Felizmente, seu pensamento é isolado. Há consenso entre os "experts" de que sem o Cruzado não haveria o Plano Real, editado pelo presidente Itamar. Tudo começou com a coragem de derrubar a inflação sem a receita do neoliberalismo.


Sayad, para mim um dos mais, senão o mais claro, lúcido e conciso dos nossos professores de economia, dizia que a vulnerabilidade do Cruzado foi que ninguém sabia ao certo o que era, nem como se comportaria, nem quais seriam suas conseqüências. Eu, sem ser economista, que assisti e tomei as decisões para a sua implantação, posso dizer que o primeiro equívoco foi concebê-lo como recessivo. Ao contrário, o plano era consumista. A procura - e ninguém previu isso- estouraria.

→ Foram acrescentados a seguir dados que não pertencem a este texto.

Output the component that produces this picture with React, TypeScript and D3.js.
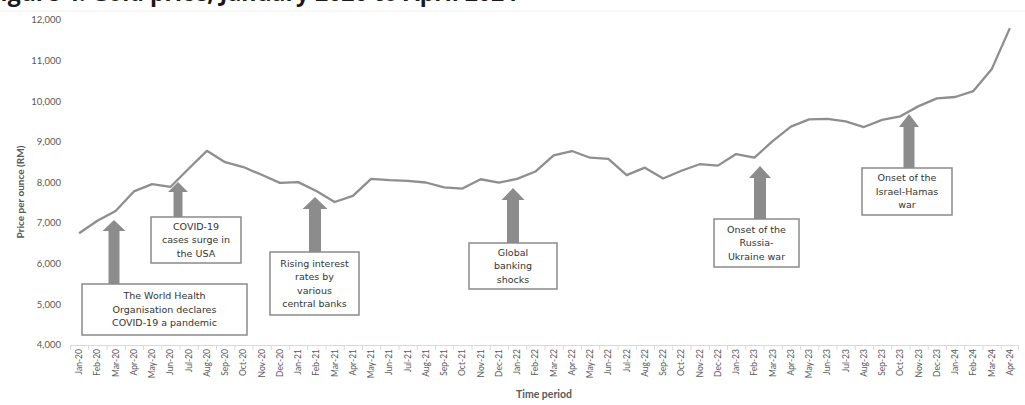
import React from "react";
import * as d3 from "d3";

const months: string[] = [
  "Jan-20","Feb-20","Mar-20","Apr-20","May-20","Jun-20","Jul-20","Aug-20","Sep-20","Oct-20","Nov-20","Dec-20",
  "Jan-21","Feb-21","Mar-21","Apr-21","May-21","Jun-21","Jul-21","Aug-21","Sep-21","Oct-21","Nov-21","Dec-21",
  "Jan-22","Feb-22","Mar-22","Apr-22","May-22","Jun-22","Jul-22","Aug-22","Sep-22","Oct-22","Nov-22","Dec-22",
  "Jan-23","Feb-23","Mar-23","Apr-23","May-23","Jun-23","Jul-23","Aug-23","Sep-23","Oct-23","Nov-23","Dec-23",
  "Jan-24","Feb-24","Mar-24","Apr-24",
];

const prices: number[] = [
  6750, 7060, 7300, 7780, 7960, 7890, 8340, 8780, 8500, 8380, 8190, 7990,
  8010, 7790, 7520, 7670, 8090, 8060, 8040, 8000, 7880, 7850, 8080, 7995,
  8090, 8270, 8670, 8775, 8610, 8580, 8180, 8365, 8100, 8290, 8450, 8415,
  8700, 8610, 9020, 9375, 9555, 9565, 9505, 9365, 9540, 9630, 9880, 10070,
  10105, 10250, 10785, 11800,
];

const yTicks: number[] = [4000, 5000, 6000, 7000, 8000, 9000, 10000, 11000, 12000];

const annotationTexts: string[][] = [
  ["The World Health", "Organisation declares", "COVID-19 a pandemic"],
  ["COVID-19", "cases surge in", "the USA"],
  ["Rising interest", "rates by", "various", "central banks"],
  ["Global", "banking", "shocks"],
  ["Onset of the", "Russia-", "Ukraine war"],
  ["Onset of the", "Israel-Hamas", "war"],
];

// layout of annotation callouts (pixels)
const annotationLayout = [
  { ax: 114, headTop: 220, shaftW: 11, headW: 23, headH: 11, bx: 82, by: 284, bw: 165, bh: 51 },
  { ax: 178, headTop: 182, shaftW: 9, headW: 20, headH: 10, bx: 151, by: 217, bw: 90, bh: 46 },
  { ax: 315, headTop: 197, shaftW: 12, headW: 25, headH: 12, bx: 270, by: 252, bw: 89, bh: 63 },
  { ax: 513, headTop: 188, shaftW: 12, headW: 23, headH: 12, bx: 469, by: 243, bw: 88, bh: 46 },
  { ax: 760, headTop: 166, shaftW: 12, headW: 22, headH: 12, bx: 714, by: 219, bw: 85, bh: 48 },
  { ax: 909, headTop: 114, shaftW: 11, headW: 20, headH: 13, bx: 862, by: 168, bw: 90, bh: 47 },
];

export default function App() {
  const W = 1025, H = 405;
  const x = d3.scaleBand<string>().domain(months).range([70, 1019]).paddingInner(0).paddingOuter(0);
  const y = d3.scaleLinear().domain([4000, 12000]).range([345, 20]);
  const cx = (m: string) => (x(m) as number) + x.bandwidth() / 2;

  const line = d3
    .line<number>()
    .x((_, i) => cx(months[i]))
    .y((d) => y(d));

  const tickFont = "'Liberation Sans Narrow', 'Arial Narrow', Lato, sans-serif";
  const labelFont = "Lato, 'Open Sans', sans-serif";
  const annFont = "'DejaVu Sans', Verdana, sans-serif";

  return (
    <svg
      width={W}
      height={H}
      style={{ position: "absolute", left: 0, top: 0, background: "#fff" }}
    >
      <rect x={0} y={0} width={W} height={H} fill="#fff" />
      {/* title, cropped at the top edge as in the source image */}
      <text
        x={-12}
        y={0.5}
        fontFamily="'Open Sans', sans-serif"
        fontWeight={700}
        fontSize={23}
        fill="#1a1a1a"
      >
        Figure 4: Gold price, January 2020 to April 2024
      </text>
      <line x1={0} x2={W} y1={11} y2={11} stroke="#efefef" strokeWidth={1} />

      {/* y ticks */}
      {yTicks.map((t) => (
        <text
          key={t}
          x={61}
          y={y(t)}
          dy="0.35em"
          textAnchor="end"
          fontFamily={labelFont}
          fontSize={9.5}
          fill="#595959"
        >
          {d3.format(",")(t)}
        </text>
      ))}
      <text
        transform={`translate(24,192) rotate(-90)`}
        textAnchor="middle"
        fontFamily={labelFont}
        fontWeight={700}
        fontSize={10}
        fill="#595959"
      >
        Price per ounce (RM)
      </text>

      {/* x axis */}
      <line x1={70} x2={1019} y1={345.5} y2={345.5} stroke="#d9d9d9" strokeWidth={1} />
      {months.map((m) => (
        <line
          key={"t" + m}
          x1={(x(m) as number) + 0.5}
          x2={(x(m) as number) + 0.5}
          y1={345.5}
          y2={350}
          stroke="#d9d9d9"
        />
      ))}
      <line x1={1018.5} x2={1018.5} y1={345.5} y2={350} stroke="#d9d9d9" />
      {months.map((m) => (
        <text
          key={m}
          transform={`translate(${cx(m) + 3},349) rotate(-90)`}
          textAnchor="end"
          fontFamily={tickFont}
          fontSize={8.5}
          fill="#595959"
        >
          {m}
        </text>
      ))}
      <text
        x={544}
        y={398}
        textAnchor="middle"
        fontFamily={labelFont}
        fontWeight={700}
        fontSize={10.5}
        fill="#595959"
      >
        Time period
      </text>

      {/* data line */}
      <path d={line(prices) || ""} fill="none" stroke="#8e8e8e" strokeWidth={2.3} strokeLinejoin="round" />

      {/* annotations */}
      {annotationLayout.map((a, i) => {
        const lines = annotationTexts[i];
        const lh = 13.5;
        const midY = a.by + a.bh / 2;
        const startY = midY - ((lines.length - 1) * lh) / 2;
        const arrow = [
          [a.ax, a.headTop],
          [a.ax + a.headW / 2, a.headTop + a.headH],
          [a.ax + a.shaftW / 2, a.headTop + a.headH],
          [a.ax + a.shaftW / 2, a.by],
          [a.ax - a.shaftW / 2, a.by],
          [a.ax - a.shaftW / 2, a.headTop + a.headH],
          [a.ax - a.headW / 2, a.headTop + a.headH],
        ];
        return (
          <g key={i}>
            <polygon points={arrow.map((p) => p.join(",")).join(" ")} fill="#8c8c8c" />
            <rect
              x={a.bx}
              y={a.by}
              width={a.bw}
              height={a.bh}
              fill="#fff"
              stroke="#8a8a8a"
              strokeWidth={1.5}
            />
            {lines.map((t, j) => (
              <text
                key={j}
                x={a.bx + a.bw / 2}
                y={startY + j * lh}
                dy="0.35em"
                textAnchor="middle"
                fontFamily={annFont}
                fontSize={9.5}
                fill="#333"
              >
                {t}
              </text>
            ))}
          </g>
        );
      })}
    </svg>
  );
}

Mas o Plano Cruzado foi a mais corajosa intervenção que já houve na economia em favor dos mais pobres. Aquele período assistiu à maior distribuição de renda e aos menores índices de pobreza e de indigência em nosso país. Tive a coragem de adotá-lo, de fazer o congelamento, de despertar o sentimento de cidadania, através dos fiscais. O povo brasileiro tomou conhecimento de que participava das decisões. Nasceram os direitos do consumidor. Sem o Cruzado não haveria Constituinte, não haveria abertura nem liberdade nem transição democrática. Foi ele que legitimou o presidente, de modo a permitir a transição, e fez o PIB em dólar do Brasil crescer 119,2% no meu governo, índice até hoje não repetido. Foi a menor taxa de desemprego do Brasil, 3,6% (média mensal de desemprego no meu governo após o Cruzado), e em dezembro de 1989, meu último ano como presidente, foi de 2,36%! Essa taxa não foi repetida até hoje. Quase com pleno emprego, foi possível aos trabalhadores serem fortes e ao governo voltar-se para o social. São desse tempo a universalização da saúde, o seguro-desemprego, o vale-alimentação, as farmácias básicas da Ceme, a correção dos salários, a merenda escolar de 260 dias, o 13º salário dos funcionários públicos civis e militares e o programa do leite: oito milhões de litros por dia, considerado pela Unesco como o maior programa de alimentação do mundo.


O Cruzado não teve fracasso. O Cruzado teve inimigos. Teve contra ele a união de todas as forças políticas e o mundo financeiro internacional. Todos com o objetivo "delendus Sarney", de impedir o seu êxito, com oito candidatos à Presidência a combatê-lo.


Faltou ao Plano Cruzado apoio político, mas ele deu ao povo brasileiro um ano de muita felicidade.